Hula Fulla Dance is a coming-of-age story with an unnecessary supernatural ending. Written by The Colors Within scriptwriter Reiko Yoshida, this Bandai Namco Pictures production was directed by Gundam veteran Shinya Watada and released in 2021. This is based on the real-life hot springs resort, Spa Resort Hawaiians, which had previously been the subject of the Japanese classic Hula Girls, but it was the first time anime was used as the narrative. The film also was done to commemorate the 10th anniversary of the disasters that hit the Tohoku region. The anime movie was popular enough to get its own manga adaptation, even though it hasn't gotten much notice in America.

Hiwa just graduated high school in Japan and wants to take up her older sister's career of being a professional hula dancer.
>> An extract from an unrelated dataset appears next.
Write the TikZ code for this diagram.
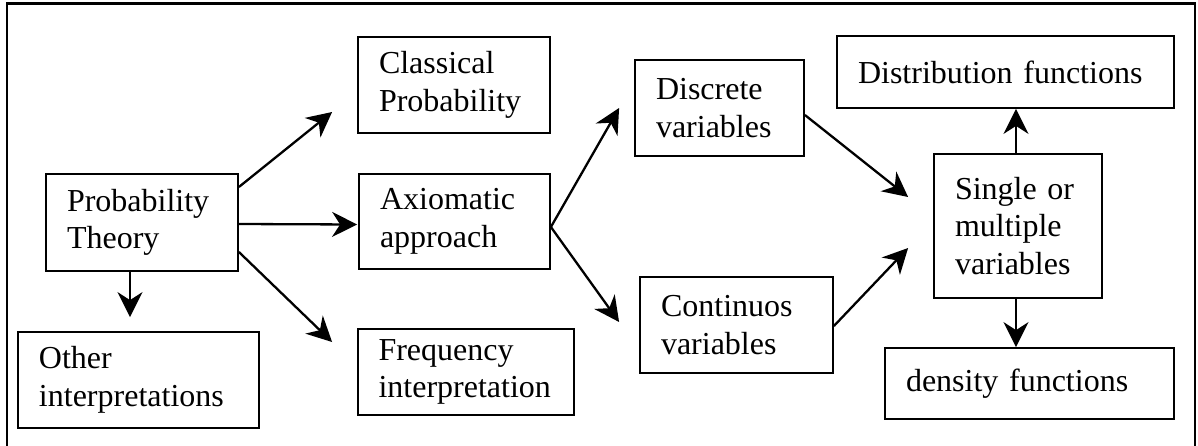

It's never stated, but its implied Hiwa's sister passed away from the Tokoku disasters, so Hiwa joins the Spa Resort Hawaiians' hula dancing troupe along with four other girls who each have their own dreams and personal setbacks. Among them is Kanna who wants to forge her own path away from her parents, the painfully shy Shion, the overweight Ranko, and Hawaiian native Ohana who came to Japan because she was too short to be part of a hula team back home. The girls screw up their debut performance but get their act together by the time of a national hula dance off where they use an unconventional pop song for their shot. Throughout this, Hiwa keeps dreaming that her deceased sister is coaching her own from the afterlife while possessing a mascot plushie, which oddly enough turns out to be true but not in a horror movie sort of way.
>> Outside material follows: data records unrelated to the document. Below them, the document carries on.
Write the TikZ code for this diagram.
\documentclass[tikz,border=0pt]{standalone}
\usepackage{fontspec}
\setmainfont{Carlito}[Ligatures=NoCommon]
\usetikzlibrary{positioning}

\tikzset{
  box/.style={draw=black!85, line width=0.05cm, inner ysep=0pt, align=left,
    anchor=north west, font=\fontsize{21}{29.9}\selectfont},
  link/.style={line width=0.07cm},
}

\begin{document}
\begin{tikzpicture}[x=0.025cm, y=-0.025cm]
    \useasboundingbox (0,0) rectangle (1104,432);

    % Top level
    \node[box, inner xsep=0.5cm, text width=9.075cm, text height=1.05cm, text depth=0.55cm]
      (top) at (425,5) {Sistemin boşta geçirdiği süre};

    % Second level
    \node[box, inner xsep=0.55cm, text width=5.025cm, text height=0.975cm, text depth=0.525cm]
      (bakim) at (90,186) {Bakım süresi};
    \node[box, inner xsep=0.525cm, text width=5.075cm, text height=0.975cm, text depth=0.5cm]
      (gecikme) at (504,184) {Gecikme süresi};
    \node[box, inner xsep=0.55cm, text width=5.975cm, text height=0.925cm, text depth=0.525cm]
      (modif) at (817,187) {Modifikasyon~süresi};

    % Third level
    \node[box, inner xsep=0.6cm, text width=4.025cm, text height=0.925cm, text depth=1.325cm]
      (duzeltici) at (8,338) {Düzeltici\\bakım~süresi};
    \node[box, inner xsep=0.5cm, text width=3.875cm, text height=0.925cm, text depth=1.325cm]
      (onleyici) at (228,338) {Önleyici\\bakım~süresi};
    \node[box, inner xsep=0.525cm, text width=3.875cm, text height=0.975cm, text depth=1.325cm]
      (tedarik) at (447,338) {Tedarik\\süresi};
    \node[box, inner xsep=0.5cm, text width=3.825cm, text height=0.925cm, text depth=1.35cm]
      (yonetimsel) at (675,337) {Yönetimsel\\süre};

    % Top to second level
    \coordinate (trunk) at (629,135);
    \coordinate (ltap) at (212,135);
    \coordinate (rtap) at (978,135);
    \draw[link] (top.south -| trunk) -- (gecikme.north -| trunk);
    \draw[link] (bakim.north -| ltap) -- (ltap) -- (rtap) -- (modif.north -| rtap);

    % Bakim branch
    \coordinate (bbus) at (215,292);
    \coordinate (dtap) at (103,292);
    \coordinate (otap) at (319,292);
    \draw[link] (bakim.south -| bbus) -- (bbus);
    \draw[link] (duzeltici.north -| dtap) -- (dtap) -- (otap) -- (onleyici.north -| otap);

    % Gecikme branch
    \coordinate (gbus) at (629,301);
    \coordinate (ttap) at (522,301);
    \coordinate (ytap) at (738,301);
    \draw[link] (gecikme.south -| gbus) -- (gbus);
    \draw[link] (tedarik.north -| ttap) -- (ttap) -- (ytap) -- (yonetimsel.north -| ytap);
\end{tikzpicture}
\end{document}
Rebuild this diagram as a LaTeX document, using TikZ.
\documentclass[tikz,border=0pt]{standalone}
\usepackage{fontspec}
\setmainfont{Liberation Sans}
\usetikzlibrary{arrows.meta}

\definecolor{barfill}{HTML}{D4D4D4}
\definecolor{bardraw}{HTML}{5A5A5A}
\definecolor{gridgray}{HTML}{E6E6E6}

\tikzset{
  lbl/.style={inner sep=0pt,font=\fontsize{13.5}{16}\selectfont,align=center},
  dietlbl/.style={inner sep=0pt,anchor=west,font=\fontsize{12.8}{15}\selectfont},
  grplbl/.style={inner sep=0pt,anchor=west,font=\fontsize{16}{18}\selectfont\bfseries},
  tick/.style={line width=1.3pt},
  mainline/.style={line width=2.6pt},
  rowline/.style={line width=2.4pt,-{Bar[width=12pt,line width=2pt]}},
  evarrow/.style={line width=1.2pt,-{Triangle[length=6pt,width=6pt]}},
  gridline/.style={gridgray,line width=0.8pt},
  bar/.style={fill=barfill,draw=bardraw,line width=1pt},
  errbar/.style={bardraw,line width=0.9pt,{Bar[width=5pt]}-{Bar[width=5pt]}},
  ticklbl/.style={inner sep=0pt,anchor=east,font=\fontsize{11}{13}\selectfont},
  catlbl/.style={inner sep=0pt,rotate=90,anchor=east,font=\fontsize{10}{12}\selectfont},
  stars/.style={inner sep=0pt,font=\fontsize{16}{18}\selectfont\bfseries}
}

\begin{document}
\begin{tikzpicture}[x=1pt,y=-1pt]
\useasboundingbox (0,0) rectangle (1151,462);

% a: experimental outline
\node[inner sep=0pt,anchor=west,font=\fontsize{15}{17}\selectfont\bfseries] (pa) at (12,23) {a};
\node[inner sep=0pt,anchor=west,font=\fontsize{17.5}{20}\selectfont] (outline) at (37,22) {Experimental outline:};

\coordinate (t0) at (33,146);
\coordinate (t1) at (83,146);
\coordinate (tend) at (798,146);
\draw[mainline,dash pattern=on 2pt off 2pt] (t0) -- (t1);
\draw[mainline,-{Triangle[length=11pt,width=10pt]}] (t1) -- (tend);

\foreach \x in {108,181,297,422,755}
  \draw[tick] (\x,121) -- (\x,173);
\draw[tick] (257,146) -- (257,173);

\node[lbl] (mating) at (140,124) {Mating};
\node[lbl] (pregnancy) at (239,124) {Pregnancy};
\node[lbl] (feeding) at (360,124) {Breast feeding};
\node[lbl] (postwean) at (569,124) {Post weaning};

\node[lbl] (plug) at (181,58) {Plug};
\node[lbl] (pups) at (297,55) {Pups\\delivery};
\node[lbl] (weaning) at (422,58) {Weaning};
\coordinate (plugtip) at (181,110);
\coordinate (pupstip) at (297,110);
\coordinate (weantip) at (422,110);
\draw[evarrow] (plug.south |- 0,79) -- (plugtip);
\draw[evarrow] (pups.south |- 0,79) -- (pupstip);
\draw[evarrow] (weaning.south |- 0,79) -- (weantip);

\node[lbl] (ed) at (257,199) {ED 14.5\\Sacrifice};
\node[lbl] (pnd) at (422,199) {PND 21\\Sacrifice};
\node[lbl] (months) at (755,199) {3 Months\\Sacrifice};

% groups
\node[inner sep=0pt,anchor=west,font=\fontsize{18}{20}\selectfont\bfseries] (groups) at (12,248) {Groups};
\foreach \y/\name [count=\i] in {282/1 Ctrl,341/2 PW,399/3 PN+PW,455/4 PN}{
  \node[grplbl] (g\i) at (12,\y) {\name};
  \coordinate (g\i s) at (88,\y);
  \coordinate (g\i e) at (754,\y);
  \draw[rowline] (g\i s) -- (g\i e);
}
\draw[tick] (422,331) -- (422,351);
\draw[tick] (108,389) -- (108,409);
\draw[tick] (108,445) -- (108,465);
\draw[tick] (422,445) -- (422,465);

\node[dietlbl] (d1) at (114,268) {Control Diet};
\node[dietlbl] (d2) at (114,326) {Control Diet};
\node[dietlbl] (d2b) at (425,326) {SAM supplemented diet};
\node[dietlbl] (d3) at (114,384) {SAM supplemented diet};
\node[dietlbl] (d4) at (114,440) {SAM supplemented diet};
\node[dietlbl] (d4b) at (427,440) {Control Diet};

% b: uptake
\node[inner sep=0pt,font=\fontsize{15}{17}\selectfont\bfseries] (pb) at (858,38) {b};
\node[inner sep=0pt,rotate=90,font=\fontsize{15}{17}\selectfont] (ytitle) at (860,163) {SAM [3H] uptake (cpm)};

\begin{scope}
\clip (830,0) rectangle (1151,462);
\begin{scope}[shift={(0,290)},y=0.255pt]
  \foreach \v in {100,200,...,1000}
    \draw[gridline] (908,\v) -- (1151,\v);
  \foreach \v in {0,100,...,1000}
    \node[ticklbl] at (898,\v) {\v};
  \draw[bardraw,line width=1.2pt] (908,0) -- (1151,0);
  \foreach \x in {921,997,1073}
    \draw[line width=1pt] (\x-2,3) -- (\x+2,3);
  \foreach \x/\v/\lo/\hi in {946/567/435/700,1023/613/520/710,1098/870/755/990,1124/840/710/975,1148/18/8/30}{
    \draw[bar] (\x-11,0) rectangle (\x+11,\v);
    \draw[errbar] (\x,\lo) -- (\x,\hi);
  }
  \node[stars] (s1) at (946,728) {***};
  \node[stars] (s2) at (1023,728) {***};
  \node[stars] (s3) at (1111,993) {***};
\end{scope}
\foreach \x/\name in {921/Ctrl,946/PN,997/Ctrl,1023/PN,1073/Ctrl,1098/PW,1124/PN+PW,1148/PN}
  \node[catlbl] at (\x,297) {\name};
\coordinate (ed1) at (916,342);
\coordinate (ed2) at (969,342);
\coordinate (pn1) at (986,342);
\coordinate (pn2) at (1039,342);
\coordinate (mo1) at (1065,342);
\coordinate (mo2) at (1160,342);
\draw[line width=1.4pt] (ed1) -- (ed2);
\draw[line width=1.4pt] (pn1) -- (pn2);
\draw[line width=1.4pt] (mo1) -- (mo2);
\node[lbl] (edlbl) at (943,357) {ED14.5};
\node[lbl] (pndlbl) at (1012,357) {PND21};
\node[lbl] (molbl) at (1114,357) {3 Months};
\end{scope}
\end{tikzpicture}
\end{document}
Hula Fulla Dance is a traditionally 2D animated film, although during the dancing performances the animation shifts to using 3D models for the dancers which is a sharp contrast to the otherwise lively graphics. There are some standard shoujo manga cliches, including Hiwa's flirting with her sister's old boyfriend, but it does have a fair message of friendship and entering into maturity. You're not missing out much on this predictable slice-of life feature, even though it might be worth a viewing on streaming.